**PROBLEM TO SOLVE:** Return every line below as is, leaving out the pictures.
<<<<
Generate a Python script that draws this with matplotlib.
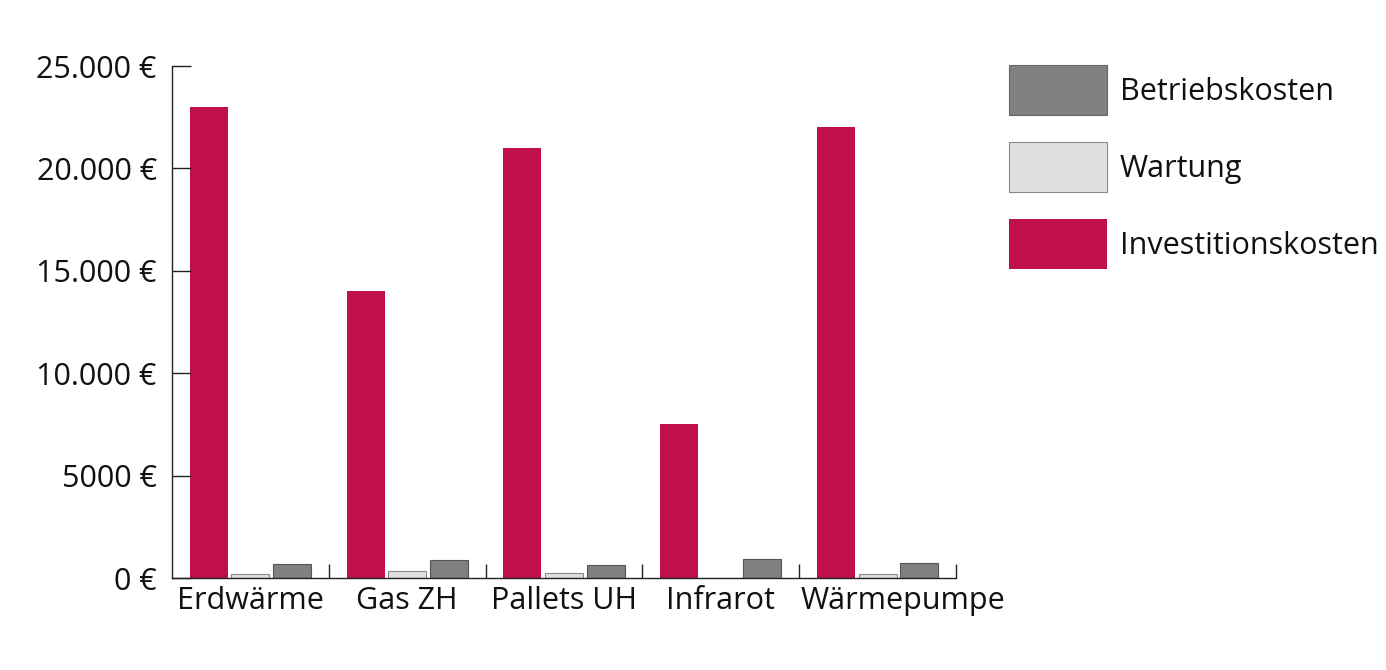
import matplotlib.pyplot as plt
from matplotlib.patches import Patch
from matplotlib.transforms import ScaledTranslation
import numpy as np

# --- data ---
categories = ['Erdwärme', 'Gas ZH', 'Pallets UH', 'Infrarot', 'Wärmepumpe']
investitionskosten = [23000, 14000, 21000, 7500, 22000]
wartung = [200, 340, 250, 0, 200]
betriebskosten = [670, 900, 620, 930, 750]

y_ticks = [0, 5000, 10000, 15000, 20000, 25000]
y_labels = ['0 €', '5000 €', '10.000 €', '15.000 €', '20.000 €', '25.000 €']

# --- style ---
plt.rcParams['font.family'] = ['Open Sans', 'DejaVu Sans']
FS = 22
c_inv = '#C0104A'
c_wart = '#E0E0E0'
c_betr = '#808080'
line_c = '#222222'
txt_c = '#111111'

fig = plt.figure(figsize=(13.86, 6.70), dpi=100)
ax = fig.add_axes([172 / 1386, 92 / 670, (956 - 172) / 1386, (578 - 66) / 670])

x = np.arange(len(categories))
w = 0.242
off = 0.265
ax.bar(x - off, investitionskosten, w, color=c_inv, linewidth=0)
ax.bar(x, wartung, w, color=c_wart, edgecolor='#8a8a8a', linewidth=0.8)
ax.bar(x + off, betriebskosten, w, color=c_betr, edgecolor='#555555', linewidth=0.8)

ax.set_xlim(-0.5, len(categories) - 0.5)
ax.set_ylim(0, 25000)

ax.set_xticks(x)
ax.set_xticklabels(categories, fontsize=FS, color=txt_c)
ax.set_xticks(np.arange(0.5, len(categories), 1), minor=True)
ax.tick_params(axis='x', which='major', length=0, pad=6)
ax.tick_params(axis='x', which='minor', direction='in', length=10, width=1, color=line_c)

# last label sits a bit to the right so it doesn't run into "Infrarot"
last = ax.get_xticklabels()[-1]
last.set_transform(last.get_transform() + ScaledTranslation(0.25, 0, fig.dpi_scale_trans))

ax.set_yticks(y_ticks)
ax.set_yticklabels(y_labels, fontsize=FS, color=txt_c)
ax.tick_params(axis='y', direction='in', length=14, width=1, color=line_c, pad=11)

for s in ['top', 'right']:
    ax.spines[s].set_visible(False)
for s in ['left', 'bottom']:
    ax.spines[s].set_color(line_c)
    ax.spines[s].set_linewidth(1)

handles = [
    Patch(facecolor=c_betr, edgecolor='#666666', linewidth=0.8, label='Betriebskosten'),
    Patch(facecolor=c_wart, edgecolor='#8a8a8a', linewidth=0.8, label='Wartung'),
    Patch(facecolor=c_inv, edgecolor='none', label='Investitionskosten'),
]
fs_px = FS * 100 / 72
# legend patch height is fs * (0.65 * handleheight + 0.245)
hh = (50 / fs_px - 0.245) / 0.65
leg = fig.legend(handles=handles, loc='upper left',
                 bbox_to_anchor=(1009 / 1386, 1 - 65 / 670),
                 frameon=False, fontsize=FS, borderpad=0, borderaxespad=0,
                 handlelength=98 / fs_px, handleheight=hh,
                 labelspacing=27 / fs_px, handletextpad=13 / fs_px)
for t in leg.get_texts():
    t.set_color(txt_c)

fig.savefig('out.png', dpi=100)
>>>>
**SOLUTION TO THE PROBLEM:**
Generate a Python script that draws this with matplotlib.
import matplotlib.pyplot as plt
from matplotlib.patches import Patch
from matplotlib.transforms import ScaledTranslation
import numpy as np

# --- data ---
categories = ['Erdwärme', 'Gas ZH', 'Pallets UH', 'Infrarot', 'Wärmepumpe']
investitionskosten = [23000, 14000, 21000, 7500, 22000]
wartung = [200, 340, 250, 0, 200]
betriebskosten = [670, 900, 620, 930, 750]

y_ticks = [0, 5000, 10000, 15000, 20000, 25000]
y_labels = ['0 €', '5000 €', '10.000 €', '15.000 €', '20.000 €', '25.000 €']

# --- style ---
plt.rcParams['font.family'] = ['Open Sans', 'DejaVu Sans']
FS = 22
c_inv = '#C0104A'
c_wart = '#E0E0E0'
c_betr = '#808080'
line_c = '#222222'
txt_c = '#111111'

fig = plt.figure(figsize=(13.86, 6.70), dpi=100)
ax = fig.add_axes([172 / 1386, 92 / 670, (956 - 172) / 1386, (578 - 66) / 670])

x = np.arange(len(categories))
w = 0.242
off = 0.265
ax.bar(x - off, investitionskosten, w, color=c_inv, linewidth=0)
ax.bar(x, wartung, w, color=c_wart, edgecolor='#8a8a8a', linewidth=0.8)
ax.bar(x + off, betriebskosten, w, color=c_betr, edgecolor='#555555', linewidth=0.8)

ax.set_xlim(-0.5, len(categories) - 0.5)
ax.set_ylim(0, 25000)

ax.set_xticks(x)
ax.set_xticklabels(categories, fontsize=FS, color=txt_c)
ax.set_xticks(np.arange(0.5, len(categories), 1), minor=True)
ax.tick_params(axis='x', which='major', length=0, pad=6)
ax.tick_params(axis='x', which='minor', direction='in', length=10, width=1, color=line_c)

# last label sits a bit to the right so it doesn't run into "Infrarot"
last = ax.get_xticklabels()[-1]
last.set_transform(last.get_transform() + ScaledTranslation(0.25, 0, fig.dpi_scale_trans))

ax.set_yticks(y_ticks)
ax.set_yticklabels(y_labels, fontsize=FS, color=txt_c)
ax.tick_params(axis='y', direction='in', length=14, width=1, color=line_c, pad=11)

for s in ['top', 'right']:
    ax.spines[s].set_visible(False)
for s in ['left', 'bottom']:
    ax.spines[s].set_color(line_c)
    ax.spines[s].set_linewidth(1)

handles = [
    Patch(facecolor=c_betr, edgecolor='#666666', linewidth=0.8, label='Betriebskosten'),
    Patch(facecolor=c_wart, edgecolor='#8a8a8a', linewidth=0.8, label='Wartung'),
    Patch(facecolor=c_inv, edgecolor='none', label='Investitionskosten'),
]
fs_px = FS * 100 / 72
# legend patch height is fs * (0.65 * handleheight + 0.245)
hh = (50 / fs_px - 0.245) / 0.65
leg = fig.legend(handles=handles, loc='upper left',
                 bbox_to_anchor=(1009 / 1386, 1 - 65 / 670),
                 frameon=False, fontsize=FS, borderpad=0, borderaxespad=0,
                 handlelength=98 / fs_px, handleheight=hh,
                 labelspacing=27 / fs_px, handletextpad=13 / fs_px)
for t in leg.get_texts():
    t.set_color(txt_c)

fig.savefig('out.png', dpi=100)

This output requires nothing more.